▸ What the task asks
Everything from the line with "Rebuild this diagram" through the line with "width=1.5pt] (c) circle[radius=236pt];", inclusive, should be repeated exactly, except the pictures.

====== Given data

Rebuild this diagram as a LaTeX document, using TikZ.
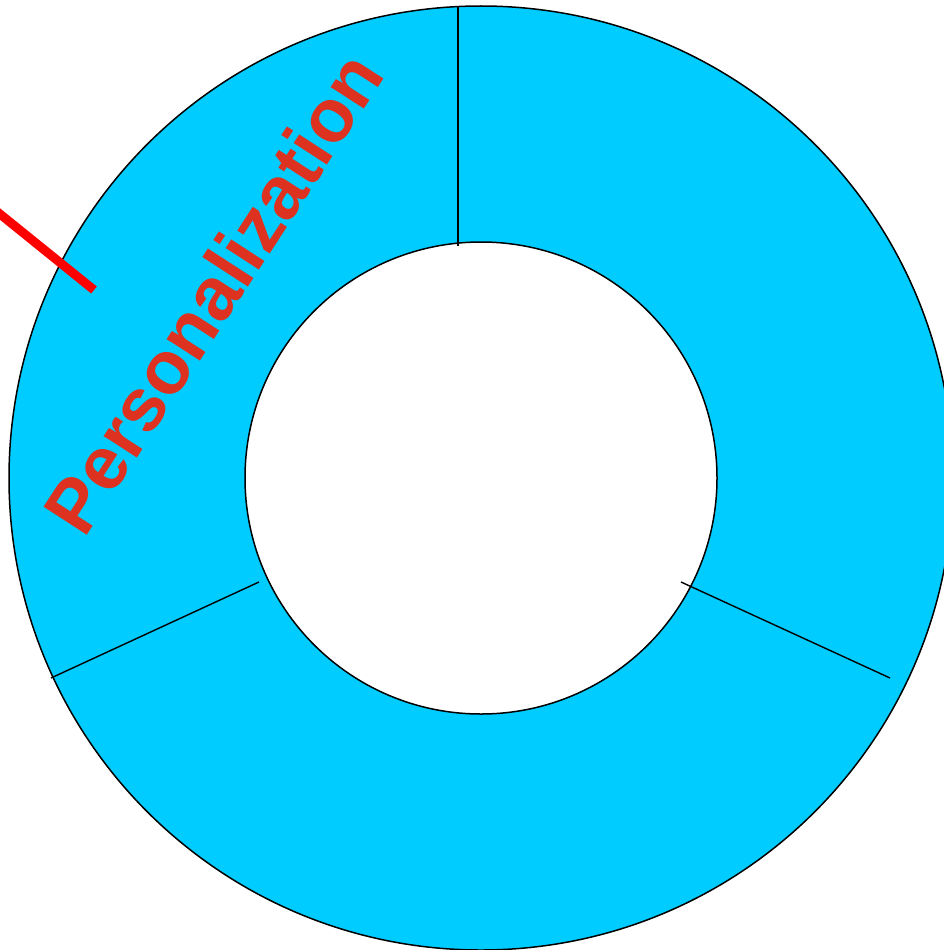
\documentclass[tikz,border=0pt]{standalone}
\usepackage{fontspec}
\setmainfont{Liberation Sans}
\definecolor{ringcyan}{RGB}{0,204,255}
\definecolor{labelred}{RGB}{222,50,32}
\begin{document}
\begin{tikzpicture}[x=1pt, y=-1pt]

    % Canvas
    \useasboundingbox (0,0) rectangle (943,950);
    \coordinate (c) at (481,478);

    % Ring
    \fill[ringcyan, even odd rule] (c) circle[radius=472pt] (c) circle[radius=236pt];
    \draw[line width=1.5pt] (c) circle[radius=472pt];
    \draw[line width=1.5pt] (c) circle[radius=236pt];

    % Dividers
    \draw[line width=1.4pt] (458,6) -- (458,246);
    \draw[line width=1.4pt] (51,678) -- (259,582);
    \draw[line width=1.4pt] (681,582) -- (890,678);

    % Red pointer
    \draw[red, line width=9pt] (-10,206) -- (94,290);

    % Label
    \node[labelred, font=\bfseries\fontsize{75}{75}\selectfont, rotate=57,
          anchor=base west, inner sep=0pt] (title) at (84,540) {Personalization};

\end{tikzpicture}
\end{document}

============
====== Given data

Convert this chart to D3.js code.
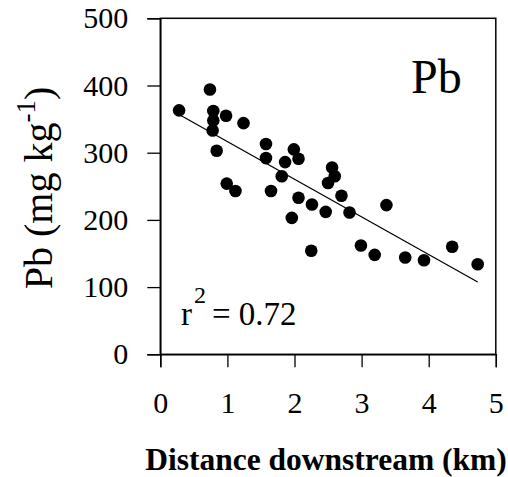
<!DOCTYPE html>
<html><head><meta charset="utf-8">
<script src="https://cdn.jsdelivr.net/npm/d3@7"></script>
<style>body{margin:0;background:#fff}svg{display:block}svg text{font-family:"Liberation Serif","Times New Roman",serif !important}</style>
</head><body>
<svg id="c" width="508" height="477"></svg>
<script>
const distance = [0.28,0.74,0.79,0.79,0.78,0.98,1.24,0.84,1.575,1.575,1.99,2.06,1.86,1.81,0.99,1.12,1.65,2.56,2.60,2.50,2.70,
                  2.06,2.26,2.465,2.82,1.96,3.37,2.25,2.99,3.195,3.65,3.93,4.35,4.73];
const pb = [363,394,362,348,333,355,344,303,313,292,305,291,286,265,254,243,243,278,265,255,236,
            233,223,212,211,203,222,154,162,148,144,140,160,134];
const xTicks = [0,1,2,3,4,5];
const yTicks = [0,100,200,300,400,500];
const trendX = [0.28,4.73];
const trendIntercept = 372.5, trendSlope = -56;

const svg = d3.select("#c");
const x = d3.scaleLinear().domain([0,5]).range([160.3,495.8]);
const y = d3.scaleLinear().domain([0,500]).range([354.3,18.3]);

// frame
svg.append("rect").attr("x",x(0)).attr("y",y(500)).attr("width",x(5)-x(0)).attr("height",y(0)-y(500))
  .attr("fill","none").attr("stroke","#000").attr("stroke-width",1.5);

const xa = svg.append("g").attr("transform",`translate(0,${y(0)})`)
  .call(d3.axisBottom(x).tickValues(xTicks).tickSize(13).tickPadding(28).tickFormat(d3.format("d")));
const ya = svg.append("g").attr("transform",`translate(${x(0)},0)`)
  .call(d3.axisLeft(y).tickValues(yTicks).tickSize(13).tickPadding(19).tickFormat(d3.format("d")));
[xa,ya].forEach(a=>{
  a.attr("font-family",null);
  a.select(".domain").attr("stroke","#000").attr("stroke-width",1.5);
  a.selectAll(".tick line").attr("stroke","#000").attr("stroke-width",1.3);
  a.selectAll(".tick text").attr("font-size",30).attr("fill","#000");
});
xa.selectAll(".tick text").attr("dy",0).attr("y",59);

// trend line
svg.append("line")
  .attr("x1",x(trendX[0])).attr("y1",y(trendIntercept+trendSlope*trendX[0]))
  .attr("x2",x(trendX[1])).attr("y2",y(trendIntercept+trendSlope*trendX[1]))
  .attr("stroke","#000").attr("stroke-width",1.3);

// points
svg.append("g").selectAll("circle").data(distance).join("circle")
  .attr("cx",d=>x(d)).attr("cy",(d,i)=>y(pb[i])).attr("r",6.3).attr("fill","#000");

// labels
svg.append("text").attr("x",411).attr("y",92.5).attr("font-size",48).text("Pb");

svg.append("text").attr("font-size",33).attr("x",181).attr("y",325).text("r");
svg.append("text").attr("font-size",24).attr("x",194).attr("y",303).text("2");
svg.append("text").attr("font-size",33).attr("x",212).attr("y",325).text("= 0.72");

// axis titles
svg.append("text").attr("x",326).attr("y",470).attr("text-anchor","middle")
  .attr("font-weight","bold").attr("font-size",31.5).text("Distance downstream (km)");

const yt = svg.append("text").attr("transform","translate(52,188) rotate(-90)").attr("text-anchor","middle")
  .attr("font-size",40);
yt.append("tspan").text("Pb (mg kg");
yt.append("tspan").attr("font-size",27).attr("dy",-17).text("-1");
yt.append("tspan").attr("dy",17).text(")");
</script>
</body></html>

============
====== Given data

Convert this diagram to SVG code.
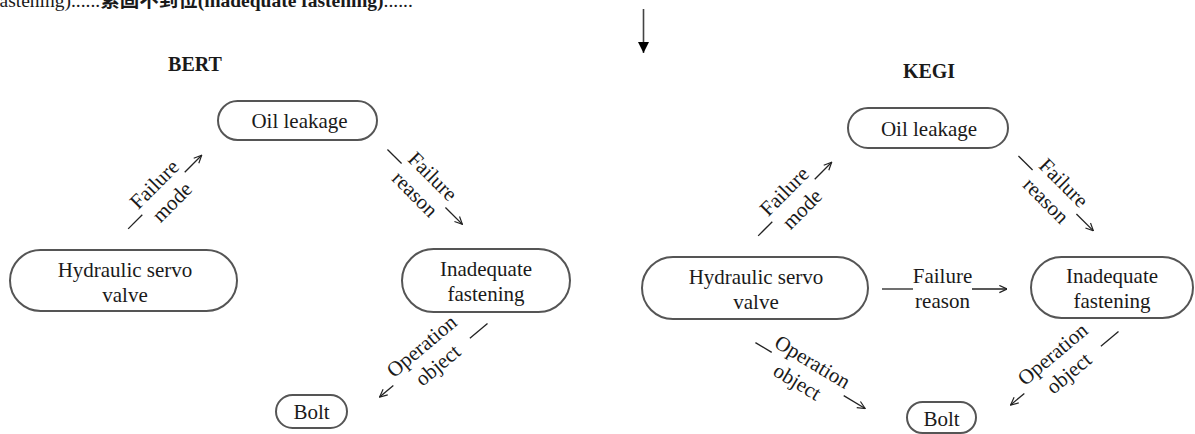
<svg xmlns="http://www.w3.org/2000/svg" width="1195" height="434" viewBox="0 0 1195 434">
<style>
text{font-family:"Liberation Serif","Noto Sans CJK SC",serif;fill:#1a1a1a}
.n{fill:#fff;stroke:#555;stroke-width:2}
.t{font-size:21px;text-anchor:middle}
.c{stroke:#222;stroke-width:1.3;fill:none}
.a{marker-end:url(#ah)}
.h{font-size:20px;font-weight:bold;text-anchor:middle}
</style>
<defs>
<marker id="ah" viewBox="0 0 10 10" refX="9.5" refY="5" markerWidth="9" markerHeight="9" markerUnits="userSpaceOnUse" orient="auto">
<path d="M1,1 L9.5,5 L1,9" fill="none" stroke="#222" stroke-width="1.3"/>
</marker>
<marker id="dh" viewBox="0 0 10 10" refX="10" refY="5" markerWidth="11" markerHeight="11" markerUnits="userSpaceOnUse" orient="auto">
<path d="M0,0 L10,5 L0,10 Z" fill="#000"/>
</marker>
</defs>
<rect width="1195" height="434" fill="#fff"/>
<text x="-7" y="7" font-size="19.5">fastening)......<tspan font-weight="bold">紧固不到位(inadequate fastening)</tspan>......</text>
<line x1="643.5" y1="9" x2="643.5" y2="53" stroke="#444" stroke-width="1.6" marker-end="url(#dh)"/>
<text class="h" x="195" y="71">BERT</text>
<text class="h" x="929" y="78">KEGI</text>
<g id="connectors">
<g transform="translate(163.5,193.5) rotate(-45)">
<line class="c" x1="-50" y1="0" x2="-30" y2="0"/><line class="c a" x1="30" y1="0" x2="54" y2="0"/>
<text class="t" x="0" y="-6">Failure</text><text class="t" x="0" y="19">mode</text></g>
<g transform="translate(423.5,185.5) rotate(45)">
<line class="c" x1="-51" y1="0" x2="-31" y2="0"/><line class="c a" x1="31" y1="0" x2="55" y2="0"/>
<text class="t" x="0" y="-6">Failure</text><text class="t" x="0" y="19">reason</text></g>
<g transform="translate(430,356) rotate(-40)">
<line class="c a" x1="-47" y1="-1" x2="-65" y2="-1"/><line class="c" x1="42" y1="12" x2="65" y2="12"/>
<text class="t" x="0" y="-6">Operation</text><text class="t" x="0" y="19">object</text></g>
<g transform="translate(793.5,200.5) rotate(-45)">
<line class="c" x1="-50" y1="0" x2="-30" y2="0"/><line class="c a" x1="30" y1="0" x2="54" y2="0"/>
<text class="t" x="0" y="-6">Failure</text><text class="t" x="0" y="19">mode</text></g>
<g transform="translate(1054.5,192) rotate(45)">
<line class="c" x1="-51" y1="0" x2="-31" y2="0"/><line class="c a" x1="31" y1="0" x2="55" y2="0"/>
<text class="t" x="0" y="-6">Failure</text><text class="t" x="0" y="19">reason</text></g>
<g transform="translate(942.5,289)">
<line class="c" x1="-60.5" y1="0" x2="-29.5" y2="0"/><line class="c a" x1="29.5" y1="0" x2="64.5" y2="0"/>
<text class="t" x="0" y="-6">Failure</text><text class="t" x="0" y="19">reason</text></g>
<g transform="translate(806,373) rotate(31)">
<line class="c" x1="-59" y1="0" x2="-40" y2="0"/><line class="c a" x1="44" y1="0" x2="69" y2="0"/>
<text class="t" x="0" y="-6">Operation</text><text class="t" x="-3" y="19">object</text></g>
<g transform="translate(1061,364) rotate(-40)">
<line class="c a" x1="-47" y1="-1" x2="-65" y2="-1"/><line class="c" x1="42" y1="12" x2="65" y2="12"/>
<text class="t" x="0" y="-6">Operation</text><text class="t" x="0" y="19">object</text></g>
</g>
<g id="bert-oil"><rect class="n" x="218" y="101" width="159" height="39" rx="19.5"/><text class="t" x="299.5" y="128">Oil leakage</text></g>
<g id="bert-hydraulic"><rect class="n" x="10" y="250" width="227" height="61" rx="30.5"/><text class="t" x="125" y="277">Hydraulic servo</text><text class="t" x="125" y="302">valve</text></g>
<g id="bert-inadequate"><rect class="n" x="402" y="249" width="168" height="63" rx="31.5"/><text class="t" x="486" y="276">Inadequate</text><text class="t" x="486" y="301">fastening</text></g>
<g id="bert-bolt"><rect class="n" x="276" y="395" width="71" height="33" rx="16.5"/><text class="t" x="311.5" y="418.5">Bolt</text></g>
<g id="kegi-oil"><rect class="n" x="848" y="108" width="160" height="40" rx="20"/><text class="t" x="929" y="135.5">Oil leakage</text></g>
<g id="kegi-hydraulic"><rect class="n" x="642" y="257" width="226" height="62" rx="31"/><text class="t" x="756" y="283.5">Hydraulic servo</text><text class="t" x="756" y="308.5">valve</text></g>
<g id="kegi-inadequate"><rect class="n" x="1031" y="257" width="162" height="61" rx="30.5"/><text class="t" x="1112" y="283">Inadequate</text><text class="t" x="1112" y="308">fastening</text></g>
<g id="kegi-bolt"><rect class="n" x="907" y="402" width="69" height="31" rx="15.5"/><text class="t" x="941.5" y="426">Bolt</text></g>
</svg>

============

▸ Solution for this exercise
Rebuild this diagram as a LaTeX document, using TikZ.
\documentclass[tikz,border=0pt]{standalone}
\usepackage{fontspec}
\setmainfont{Liberation Sans}
\definecolor{ringcyan}{RGB}{0,204,255}
\definecolor{labelred}{RGB}{222,50,32}
\begin{document}
\begin{tikzpicture}[x=1pt, y=-1pt]

    % Canvas
    \useasboundingbox (0,0) rectangle (943,950);
    \coordinate (c) at (481,478);

    % Ring
    \fill[ringcyan, even odd rule] (c) circle[radius=472pt] (c) circle[radius=236pt];
    \draw[line width=1.5pt] (c) circle[radius=472pt];
    \draw[line width=1.5pt] (c) circle[radius=236pt];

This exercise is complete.